#### EXERCISE:
Take the lines from the beginning of the material through the line containing "const yTickLabelsBottomLast = [0, 50, 100, 150, 200];" and retype them exactly, leaving the pictures out.

#### DATA EXCERPT:
┏━━
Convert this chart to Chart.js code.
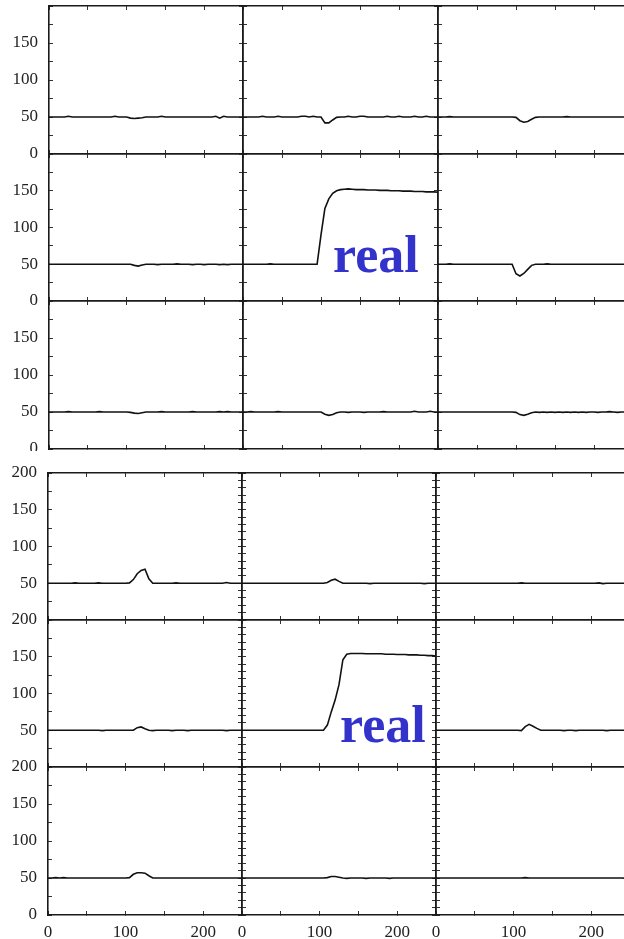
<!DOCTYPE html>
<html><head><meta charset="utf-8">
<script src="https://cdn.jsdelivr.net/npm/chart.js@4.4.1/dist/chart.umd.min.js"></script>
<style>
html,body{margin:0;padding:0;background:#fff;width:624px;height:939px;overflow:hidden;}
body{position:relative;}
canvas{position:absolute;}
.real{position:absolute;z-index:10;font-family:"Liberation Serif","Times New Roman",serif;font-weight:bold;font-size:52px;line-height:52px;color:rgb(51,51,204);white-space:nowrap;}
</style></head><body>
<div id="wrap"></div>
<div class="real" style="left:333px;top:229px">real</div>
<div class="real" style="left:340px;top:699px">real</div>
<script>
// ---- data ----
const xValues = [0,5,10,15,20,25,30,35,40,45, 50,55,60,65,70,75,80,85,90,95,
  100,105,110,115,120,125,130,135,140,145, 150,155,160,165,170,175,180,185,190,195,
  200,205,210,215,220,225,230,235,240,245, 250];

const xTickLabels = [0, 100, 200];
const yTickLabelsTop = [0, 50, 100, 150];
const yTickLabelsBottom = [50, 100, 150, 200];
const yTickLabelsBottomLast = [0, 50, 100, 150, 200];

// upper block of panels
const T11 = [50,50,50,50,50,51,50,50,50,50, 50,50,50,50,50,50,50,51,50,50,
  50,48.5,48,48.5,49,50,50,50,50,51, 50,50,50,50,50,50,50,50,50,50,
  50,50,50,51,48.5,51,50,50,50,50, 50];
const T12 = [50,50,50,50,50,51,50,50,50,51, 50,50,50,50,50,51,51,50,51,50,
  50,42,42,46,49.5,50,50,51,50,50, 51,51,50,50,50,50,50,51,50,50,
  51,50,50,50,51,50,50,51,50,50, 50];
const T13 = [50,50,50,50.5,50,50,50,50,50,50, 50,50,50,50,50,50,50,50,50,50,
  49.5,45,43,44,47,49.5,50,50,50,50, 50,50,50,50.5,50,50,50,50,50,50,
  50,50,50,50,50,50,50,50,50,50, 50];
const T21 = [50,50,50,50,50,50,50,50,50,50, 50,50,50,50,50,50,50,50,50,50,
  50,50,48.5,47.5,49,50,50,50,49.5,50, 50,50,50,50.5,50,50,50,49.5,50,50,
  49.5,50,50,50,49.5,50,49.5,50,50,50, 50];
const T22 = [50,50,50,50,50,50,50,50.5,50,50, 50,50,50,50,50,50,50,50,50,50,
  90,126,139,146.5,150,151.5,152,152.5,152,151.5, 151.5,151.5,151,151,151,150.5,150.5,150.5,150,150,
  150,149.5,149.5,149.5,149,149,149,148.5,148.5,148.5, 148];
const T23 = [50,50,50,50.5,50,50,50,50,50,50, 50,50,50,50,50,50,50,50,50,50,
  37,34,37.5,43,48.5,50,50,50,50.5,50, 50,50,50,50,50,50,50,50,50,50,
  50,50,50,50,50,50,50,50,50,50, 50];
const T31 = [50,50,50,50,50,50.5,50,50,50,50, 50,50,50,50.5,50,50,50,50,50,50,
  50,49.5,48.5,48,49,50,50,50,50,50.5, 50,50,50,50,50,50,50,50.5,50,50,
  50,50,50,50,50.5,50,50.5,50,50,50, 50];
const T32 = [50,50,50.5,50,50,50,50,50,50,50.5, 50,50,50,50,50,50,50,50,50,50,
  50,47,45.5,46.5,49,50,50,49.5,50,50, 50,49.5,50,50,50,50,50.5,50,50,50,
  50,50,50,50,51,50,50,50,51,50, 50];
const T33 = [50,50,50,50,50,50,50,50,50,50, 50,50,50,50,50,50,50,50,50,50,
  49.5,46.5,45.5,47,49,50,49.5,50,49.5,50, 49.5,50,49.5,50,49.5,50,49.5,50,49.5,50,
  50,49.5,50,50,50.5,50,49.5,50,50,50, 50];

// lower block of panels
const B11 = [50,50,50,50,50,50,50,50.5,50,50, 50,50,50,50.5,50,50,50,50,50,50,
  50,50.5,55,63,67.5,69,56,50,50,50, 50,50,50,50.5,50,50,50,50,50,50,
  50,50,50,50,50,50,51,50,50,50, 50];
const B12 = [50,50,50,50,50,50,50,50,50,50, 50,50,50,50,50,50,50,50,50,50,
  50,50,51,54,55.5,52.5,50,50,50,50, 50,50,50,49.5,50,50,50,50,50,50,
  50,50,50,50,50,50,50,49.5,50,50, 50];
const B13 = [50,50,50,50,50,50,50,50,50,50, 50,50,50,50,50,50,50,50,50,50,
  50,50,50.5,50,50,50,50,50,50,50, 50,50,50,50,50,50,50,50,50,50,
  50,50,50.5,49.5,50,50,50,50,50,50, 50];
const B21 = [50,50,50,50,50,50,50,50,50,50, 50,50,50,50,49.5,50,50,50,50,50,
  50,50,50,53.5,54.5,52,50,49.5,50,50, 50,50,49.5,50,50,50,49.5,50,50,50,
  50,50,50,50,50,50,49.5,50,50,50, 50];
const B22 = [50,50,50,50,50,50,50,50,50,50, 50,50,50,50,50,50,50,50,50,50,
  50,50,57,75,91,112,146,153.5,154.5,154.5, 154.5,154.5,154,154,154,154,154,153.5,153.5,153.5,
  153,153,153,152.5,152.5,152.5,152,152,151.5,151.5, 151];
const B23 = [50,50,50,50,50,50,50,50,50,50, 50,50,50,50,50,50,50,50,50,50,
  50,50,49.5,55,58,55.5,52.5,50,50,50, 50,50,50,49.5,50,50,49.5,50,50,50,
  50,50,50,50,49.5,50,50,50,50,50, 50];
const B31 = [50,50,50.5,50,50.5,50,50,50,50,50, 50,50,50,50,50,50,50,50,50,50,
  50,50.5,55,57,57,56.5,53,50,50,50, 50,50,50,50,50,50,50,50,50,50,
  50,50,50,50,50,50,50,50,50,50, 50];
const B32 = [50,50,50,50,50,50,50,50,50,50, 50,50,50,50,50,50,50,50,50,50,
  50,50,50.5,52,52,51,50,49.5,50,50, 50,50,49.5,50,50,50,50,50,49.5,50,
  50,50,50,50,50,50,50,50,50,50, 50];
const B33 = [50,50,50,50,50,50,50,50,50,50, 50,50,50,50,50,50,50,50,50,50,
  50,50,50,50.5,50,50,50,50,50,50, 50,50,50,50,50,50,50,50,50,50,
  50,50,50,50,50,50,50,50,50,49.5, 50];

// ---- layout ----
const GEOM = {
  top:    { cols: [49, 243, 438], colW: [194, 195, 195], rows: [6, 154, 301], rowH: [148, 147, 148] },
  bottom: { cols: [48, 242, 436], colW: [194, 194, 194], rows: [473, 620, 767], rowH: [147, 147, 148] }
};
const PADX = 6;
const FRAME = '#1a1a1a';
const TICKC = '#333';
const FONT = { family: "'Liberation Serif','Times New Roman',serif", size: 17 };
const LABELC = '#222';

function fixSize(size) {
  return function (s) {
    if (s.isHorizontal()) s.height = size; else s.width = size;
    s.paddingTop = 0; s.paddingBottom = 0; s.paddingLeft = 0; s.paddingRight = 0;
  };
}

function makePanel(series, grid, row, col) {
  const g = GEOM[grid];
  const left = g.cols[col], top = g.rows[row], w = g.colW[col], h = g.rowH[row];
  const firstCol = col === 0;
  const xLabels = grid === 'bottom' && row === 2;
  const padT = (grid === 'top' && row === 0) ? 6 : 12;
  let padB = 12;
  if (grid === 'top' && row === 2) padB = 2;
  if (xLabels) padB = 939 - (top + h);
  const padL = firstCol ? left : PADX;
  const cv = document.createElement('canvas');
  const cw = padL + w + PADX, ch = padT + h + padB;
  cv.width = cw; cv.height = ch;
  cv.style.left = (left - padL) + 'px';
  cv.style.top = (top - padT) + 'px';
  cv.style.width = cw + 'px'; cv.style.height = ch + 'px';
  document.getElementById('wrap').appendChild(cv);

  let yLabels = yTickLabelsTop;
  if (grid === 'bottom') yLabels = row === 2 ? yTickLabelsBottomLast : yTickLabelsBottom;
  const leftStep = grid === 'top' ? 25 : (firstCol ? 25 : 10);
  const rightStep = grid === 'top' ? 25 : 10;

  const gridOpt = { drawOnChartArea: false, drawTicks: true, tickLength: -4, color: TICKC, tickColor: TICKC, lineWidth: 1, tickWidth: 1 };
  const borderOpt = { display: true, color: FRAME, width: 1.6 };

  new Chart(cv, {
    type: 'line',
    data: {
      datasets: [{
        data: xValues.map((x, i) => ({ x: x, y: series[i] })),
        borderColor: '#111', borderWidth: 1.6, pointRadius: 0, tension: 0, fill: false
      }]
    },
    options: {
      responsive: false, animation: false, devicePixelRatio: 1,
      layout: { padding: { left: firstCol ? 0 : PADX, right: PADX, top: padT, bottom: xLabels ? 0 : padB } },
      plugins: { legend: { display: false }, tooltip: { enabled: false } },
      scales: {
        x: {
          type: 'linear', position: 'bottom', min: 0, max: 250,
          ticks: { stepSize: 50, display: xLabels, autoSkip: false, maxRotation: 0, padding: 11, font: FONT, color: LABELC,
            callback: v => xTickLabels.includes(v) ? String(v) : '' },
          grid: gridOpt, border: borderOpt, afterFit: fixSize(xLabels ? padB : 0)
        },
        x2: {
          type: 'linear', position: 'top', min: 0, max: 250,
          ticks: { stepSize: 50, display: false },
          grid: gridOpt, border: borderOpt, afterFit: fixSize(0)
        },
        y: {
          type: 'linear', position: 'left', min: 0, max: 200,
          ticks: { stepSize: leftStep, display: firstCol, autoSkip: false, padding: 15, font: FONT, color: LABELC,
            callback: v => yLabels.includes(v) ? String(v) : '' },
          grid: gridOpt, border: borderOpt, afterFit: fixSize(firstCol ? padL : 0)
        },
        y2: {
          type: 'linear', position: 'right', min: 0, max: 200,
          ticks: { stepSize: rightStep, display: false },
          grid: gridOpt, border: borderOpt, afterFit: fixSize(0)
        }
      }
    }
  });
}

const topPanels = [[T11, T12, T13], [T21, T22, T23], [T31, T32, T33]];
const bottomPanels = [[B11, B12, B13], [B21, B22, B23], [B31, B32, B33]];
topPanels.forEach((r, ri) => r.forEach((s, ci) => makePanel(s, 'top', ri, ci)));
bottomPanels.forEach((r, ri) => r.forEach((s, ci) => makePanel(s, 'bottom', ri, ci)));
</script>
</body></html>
┗━━
#### RESULT OF THE TASK:
Convert this chart to Chart.js code.
<!DOCTYPE html>
<html><head><meta charset="utf-8">
<script src="https://cdn.jsdelivr.net/npm/chart.js@4.4.1/dist/chart.umd.min.js"></script>
<style>
html,body{margin:0;padding:0;background:#fff;width:624px;height:939px;overflow:hidden;}
body{position:relative;}
canvas{position:absolute;}
.real{position:absolute;z-index:10;font-family:"Liberation Serif","Times New Roman",serif;font-weight:bold;font-size:52px;line-height:52px;color:rgb(51,51,204);white-space:nowrap;}
</style></head><body>
<div id="wrap"></div>
<div class="real" style="left:333px;top:229px">real</div>
<div class="real" style="left:340px;top:699px">real</div>
<script>
// ---- data ----
const xValues = [0,5,10,15,20,25,30,35,40,45, 50,55,60,65,70,75,80,85,90,95,
  100,105,110,115,120,125,130,135,140,145, 150,155,160,165,170,175,180,185,190,195,
  200,205,210,215,220,225,230,235,240,245, 250];

const xTickLabels = [0, 100, 200];
const yTickLabelsTop = [0, 50, 100, 150];
const yTickLabelsBottom = [50, 100, 150, 200];
const yTickLabelsBottomLast = [0, 50, 100, 150, 200];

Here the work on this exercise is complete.